内気と社会不安障害
内気と社会不安障害の関連はいつも議論の的となる問題です。
欧米ではパロキセチンをはじめとしたSSRIと呼ばれるセロトニンの利用効率を高める抗うつ薬が、社会不安障害の治療薬として認可されたときに、世間から過剰とも取られる抗うつ薬が、社会不安障害の治療薬として認可されたときに、世間から過剰とも取られる疾患啓発が行われ、それが単なる内気の人に薬を飲ませようとする製薬会社の陰謀であるという非難が起こりました。
日本でもSSRIであるフルボキサミンが社会不安障害に対する適応取得後に、新聞やテレビで大々的な疾患啓発がおこなわれたのはご存知の方もいるかと思います。
こうした批判は今でも続いています。
多くのベトナム難民やカンボジア難民が移住した国カナダは、まさに多民族、多文化の社会です。
同じ北米といってもアメリカ合衆国とは異なり、医療制度もわが国と同様の国民皆保険であり、文化的にも寛容な国です。
ここでは精神医療に関わるケースワーカーなどから、現在のアメリカ精神医学が発信する過剰な医学モデルに対して異議が唱えられ続けています。
これは、われわれは単なる社交不安を過剰に病的なものとし過ぎているのではないか、というものです。
もちろん典型的な社会恐怖、社会不安障害は明らかに精神医学的な疾患ですが、この20年における診断の基準の変化や、どこまでをびょうきとして治療の対象にすべきか、という事例性の敷居が著しく低くなってしまったことは事実です。
確かに社交不安というのは様々な動物に共通する正常な反応であって、反応の強さはその個体ごとによって異なり、人間であればその人の生まれ持った気質を反映したものですが、ある特定のきっかけとなる状況があれば、だれでも起こりうるものです。社会不安障害という疾患を否定する立場から見ると、単に生まれながらに社交不安の強い人が、誤って障害ないしは病気としてレッテルをつけられてしまうことになります。
こうした立場からすると医師が社会不安障害と診断している人の多くが、普通の意味での障害があるとか病気があるとは言えないことになります。
現在不安障害の臨床的な研究をリードしているケープタウン大学精神科のスタイン教授が、こうした懸念について述べています。

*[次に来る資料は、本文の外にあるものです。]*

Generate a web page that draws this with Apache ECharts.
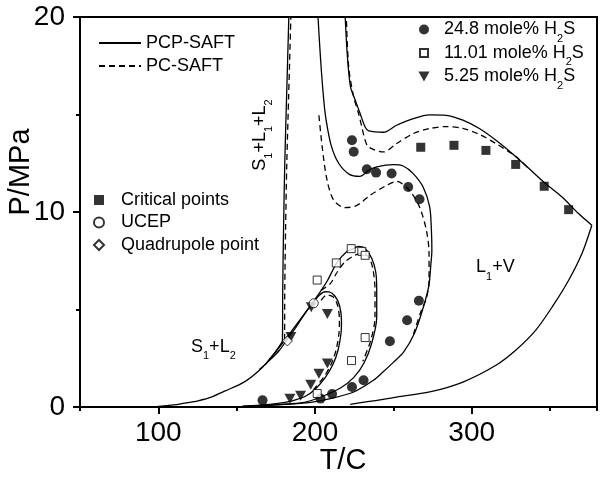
<!DOCTYPE html>
<html><head><meta charset="utf-8">
<script src="https://cdn.jsdelivr.net/npm/echarts@6/dist/echarts.min.js"></script>
<style>html,body{margin:0;padding:0;background:#fff}#c{width:600px;height:479px}</style>
</head><body><div id="c"></div>
<script>
const FONT = "'Liberation Sans', Arial, sans-serif";

// ---- axis settings ----
const xMin = 50, xMax = 380, yMin = 0, yMax = 20;
const xMajorTicks = [100, 200, 300];

// ---- PCP-SAFT (solid) curves: [T (C), P (MPa)] ----
const pcpSolidBoundary = [[100,0.03],[106.3,0.08],[112.7,0.14],[119,0.22],[125.3,0.32],[133.8,0.51],[142.3,0.81],[155.0,1.29],[165.5,1.96],[174.0,2.74],[178.1,3.22],[179.2,3.40],[179.4,6.0],[179.9,9.0],[180.7,12.5],[181.9,16.0],[183.4,20.3]];
const pcp248 = [[201.7,20.3],[203.6,17.78],[205.6,15.73],[207.1,14.71],[210.3,13.42],[215.1,12.50],[222.0,11.93],[228.6,11.83],[234.3,12.14],[239.4,12.31],[250.0,12.43],[256.3,12.36],[262.7,11.97],[269.0,11.28],[273.2,10.26],[274.3,9.06],[274.6,8.04],[273.9,7.27],[272.7,6.24],[269.2,5.13],[263.5,3.78],[256.5,2.81],[250.0,2.29],[243.2,1.78],[237.3,1.37],[224.7,0.77],[209.8,0.43],[199.3,0.26],[188.7,0.17],[176.0,0.11],[163.4,0.06],[153.9,0.04]];
const pcpUpper = [[219.1,20.3],[220.4,18.29],[221.7,17.01],[222.9,16.34],[225.7,15.73],[228.8,15.05],[232.0,14.36],[234.3,14.16],[243.7,14.09],[252.1,14.45],[262.7,14.79],[273.2,14.98],[283.8,14.96],[294.4,14.71],[304.9,14.28],[315.5,13.68],[326.0,12.99],[336.6,12.23],[347.1,11.46],[357.7,10.77],[368.2,9.92],[376.7,9.32]];
const pcpLower = [[376.7,9.32],[370.4,7.87],[361.9,6.50],[351.4,5.13],[340.8,3.93],[328.1,2.91],[315.5,2.14],[294.4,1.28],[273.2,0.77],[252.1,0.51],[237.3,0.31],[222.5,0.14]];
const pcp1101 = [[168.4,2.19],[179.2,3.27],[188.7,4.29],[196.3,5.11],[201.4,5.68],[207.7,6.45],[214.1,7.42],[220.4,7.98],[224.8,8.14],[228.0,8.24],[231.8,8.14],[236.2,7.63],[238.8,6.91],[239.4,5.98],[239.4,4.60],[236.2,3.27],[231.2,2.24],[224.8,1.52],[216.0,0.96],[203.3,0.50],[193.2,0.24],[182.4,0.16],[169.7,0.09],[157.0,0.04]];
const pcp525 = [[164.6,1.93],[171.0,2.39],[177.3,2.91],[182.6,3.51],[187.9,4.10],[194.2,4.87],[198.4,5.30],[202.7,5.73],[206.5,5.91],[209.0,5.90],[212.8,5.68],[215.6,5.22],[216.9,4.45],[216.6,3.78],[214.7,2.91],[211.5,2.19],[206.6,1.52],[200.1,0.91],[193.8,0.55],[185.5,0.32],[175.4,0.17],[164.6,0.09],[153.9,0.04]];

// ---- PC-SAFT (dashed) curves ----
const pcBoundary = [[180.6,3.45],[180.7,6.0],[181.2,9.0],[182.0,12.5],[183.2,16.0],[184.7,20.3]];
const pc248 = [[202.5,14.96],[204.6,13.33],[207.7,11.63],[212.0,10.60],[219.3,10.22],[226.7,10.34],[235.2,10.86],[245.8,11.37],[252.1,11.57],[260.3,11.11],[266.7,10.26],[271.1,9.06],[272.8,7.88],[272.8,6.50],[271.1,5.57],[267.9,4.96],[262.9,3.75]];
const pcUpper = [[219.9,20.3],[221.5,17.44],[224.7,15.90],[227.8,15.05],[229.9,14.36],[232.0,13.68],[234.2,13.33],[243.7,13.08],[252.1,13.51],[262.7,14.02],[273.2,14.28],[283.8,14.38],[294.4,14.29],[304.9,13.98],[315.5,13.51],[323.9,13.08],[328.1,12.86],[336.6,12.22]];
const pc1101 = [[203.9,5.98],[209.8,6.33],[214.1,6.91],[219.1,7.44],[224.7,7.75],[229.9,7.88],[234.3,7.68],[236.9,7.11],[238.3,5.98],[238.3,4.62],[235.6,3.42],[230.5,2.34]];
const pc525 = [[203.9,5.47],[207.7,5.75],[211.5,5.65],[214.4,5.22],[215.6,4.45],[215.3,3.78],[213.4,2.91],[210.3,2.19],[205.5,1.52],[199.2,0.91]];

// ---- experimental points ----
const exp248 = [[166.5,0.34],[203.5,0.43],[210.9,0.67],[223.6,1.03],[231.0,1.37],[247.8,3.37],[258.8,4.45],[266.3,5.45],[266.7,10.65],[259.5,11.28],[248.9,11.97],[239.0,12.02],[233.1,12.19],[224.7,13.09],[223.6,13.68]];
const exp1101 = [[223.1,8.12],[229.9,7.98],[232.0,7.78],[213.6,7.39],[201.4,6.51],[232.0,3.56],[223.3,2.38],[201.4,0.69]];
const exp525 = [[184.6,3.59],[197.6,5.11],[207.9,4.77],[207.9,2.23],[202.5,1.70],[197.3,1.14],[190.8,0.58],[184.0,0.42]];
const criticalPts = [[267.5,13.32],[288.7,13.42],[309.1,13.16],[328.1,12.44],[346.3,11.32],[361.9,10.12]];
const ucepPts = [[199.2,5.32]];
const quadPts = [[182.4,3.39]];

const names248 = '24.8 mole% H2S', names1101 = '11.01 mole% H2S', names525 = '5.25 mole% H2S';

const SQ = 'path://M0,0L10,0L10,10L0,10Z';
const SQ_OPEN = 'path://M0,0M10,10M1,1L9,1L9,9L1,9Z';
const TRI = 'path://M0,0L10,0L5,9Z';
const DIA = 'path://M5,0L10,5L5,10L0,5Z';

const rich = {
  a: {fontSize: 18, fontFamily: FONT, color: '#000', lineHeight: 29},
  s: {fontSize: 11, fontFamily: FONT, color: '#000', lineHeight: 11, verticalAlign: 'bottom'}
};

function solid(data) {
  return {type:'line', name:'PCP-SAFT', data, symbol:'none', smooth:0.3, silent:true, z:2,
    lineStyle:{color:'#000', width:1.3, type:'solid'}, itemStyle:{color:'#000'}};
}
function dashed(data) {
  return {type:'line', name:'PC-SAFT', data, symbol:'none', smooth:0.3, silent:true, z:2,
    lineStyle:{color:'#000', width:1.3, type:[6,4]}, itemStyle:{color:'#000'}};
}
function pts(name, data, symbol, size, fill) {
  return {type:'scatter', name, data, symbol, symbolSize:size, silent:true, z:4,
    itemStyle:{color:fill, borderColor:'#000', borderWidth: fill === '#fff' ? 1 : 0}};
}

const chart = echarts.init(document.getElementById('c'));
chart.setOption({
  animation: false,
  backgroundColor: '#fff',
  grid: {left:80, top:17, right:-2, bottom:72, show:true, borderColor:'#000', borderWidth:2, backgroundColor:'transparent'},
  xAxis: [
    {type:'value', min:xMin, max:xMax, interval:50, position:'bottom',
      axisLine:{show:true, onZero:false, lineStyle:{color:'#000', width:2}},
      axisTick:{show:true, length:4, lineStyle:{color:'#000', width:2}},
      axisLabel:{margin:12, fontSize:28, fontFamily:FONT, color:'#000',
        formatter: v => (xMajorTicks.indexOf(v) >= 0 ? String(v) : '')},
      splitLine:{show:false}},
    {type:'value', min:xMin, max:xMax, position:'bottom',
      axisLine:{show:false, onZero:false},
      axisTick:{show:true, length:7, customValues:xMajorTicks, lineStyle:{color:'#000', width:2}},
      axisLabel:{show:false},
      splitLine:{show:false}}
  ],
  yAxis: {type:'value', min:yMin, max:yMax, interval:10,
    axisLine:{show:true, onZero:false, lineStyle:{color:'#000', width:2}},
    axisTick:{show:true, length:7, lineStyle:{color:'#000', width:2}},
    minorTick:{show:true, splitNumber:2, length:4, lineStyle:{color:'#000', width:2}},
    axisLabel:{margin:15, fontSize:28, fontFamily:FONT, color:'#000'},
    splitLine:{show:false}},
  legend: [
    {data:['PCP-SAFT','PC-SAFT'], orient:'vertical', left:98, top:34, padding:0,
      itemWidth:42, itemHeight:14, itemGap:5, selectedMode:false,
      itemStyle:{color:'transparent', borderColor:'transparent', borderWidth:0, opacity:0},
      textStyle:{fontSize:18, fontFamily:FONT, color:'#000', lineHeight:18}},
    {data:[{name:'Critical points', icon:SQ}, {name:'UCEP', icon:'circle'}, {name:'Quadrupole point', icon:DIA}],
      orient:'vertical', left:93, top:191, padding:0, itemWidth:34, itemHeight:10, itemGap:4.5, selectedMode:false,
      textStyle:{fontSize:18, fontFamily:FONT, color:'#000', lineHeight:18}},
    {data:[{name:names248, icon:'circle'}, {name:names1101, icon:SQ_OPEN}, {name:names525, icon:TRI}],
      orient:'vertical', left:418, top:20.5, padding:0, itemWidth:30, itemHeight:10, itemGap:0, selectedMode:false,
      formatter: n => '{a|' + n.replace('H2S', 'H') + '}{s|2}{a|S}',
      textStyle:{fontSize:18, fontFamily:FONT, color:'#000', rich}}
  ],
  graphic: [
    {type:'text', x:21, y:172, rotation:Math.PI/2, silent:true,
      style:{text:'P/MPa', font:'29px ' + FONT, fill:'#000', align:'center', verticalAlign:'middle'}},
    {type:'text', x:343, y:461, silent:true,
      style:{text:'T/C', font:'29px ' + FONT, fill:'#000', align:'center', verticalAlign:'middle'}},
    {type:'text', x:260, y:135, rotation:Math.PI/2, silent:true,
      style:{text:'{a|S}{s|1}{a|+L}{s|1}{a|+L}{s|2}', rich, align:'center', verticalAlign:'middle'}},
    {type:'text', x:191, y:346.7, silent:true,
      style:{text:'{a|S}{s|1}{a|+L}{s|2}', rich, align:'left', verticalAlign:'middle'}},
    {type:'text', x:476, y:267.5, silent:true,
      style:{text:'{a|L}{s|1}{a|+V}', rich, align:'left', verticalAlign:'middle'}}
  ],
  series: [
    solid(pcpSolidBoundary), solid(pcp248), solid(pcpUpper), solid(pcpLower), solid(pcp1101), solid(pcp525),
    dashed(pcBoundary), dashed(pc248), dashed(pcUpper), dashed(pc1101), dashed(pc525),
    pts(names248, exp248, 'circle', 10, '#000'),
    pts(names1101, exp1101, SQ_OPEN, 10, '#fff'),
    pts(names525, exp525, TRI, [11, 10], '#000'),
    pts('Critical points', criticalPts, SQ, 9, '#000'),
    pts('UCEP', ucepPts, 'circle', 9, '#fff'),
    pts('Quadrupole point', quadPts, DIA, 10, '#fff')
  ]
});
</script>
</body></html>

「われわれは必要もないのに単なる正常範囲の気質の偏りを医学的な病気にしてしまい、美容精神薬理学とでもよぶべき健康人に対する薬の使用によって、性格上の汚点を取り除こうとしているのでしょうか」と。
もちろんスタイン教授の答えはノーです。
なぜなら全般性の社会不安障害は社交不安のスペクトラムの究極とも呼ぶべきもので社会生活に支障を生じるものだから、というのが教授の答えです。
スペクトラムとは日本語では「光のスペクトル」のように、スペクトルと一般的にはよばれますが、連続して変化している一連の現象を表現する言葉で、誰でも経験する正常な人前での不安や緊張の延長線上に病的な社交不安の様々なケースがあるということを指します。
とはいえ欧米で社会不安障害と診断されている人の半数は全般性ではなく、社交不安がある特定の場面だけに限った非全般性のケースであると考えられています。
その立場から見ると、アメリカ精神医学会が専門家の意見に基づいて、病気と病気でない状態を仮にわけた診断基準は妥当なものとは言えず、正常な社交不安に病気のレッテルを張り不必要な治療へつなげる有害なものだということになります。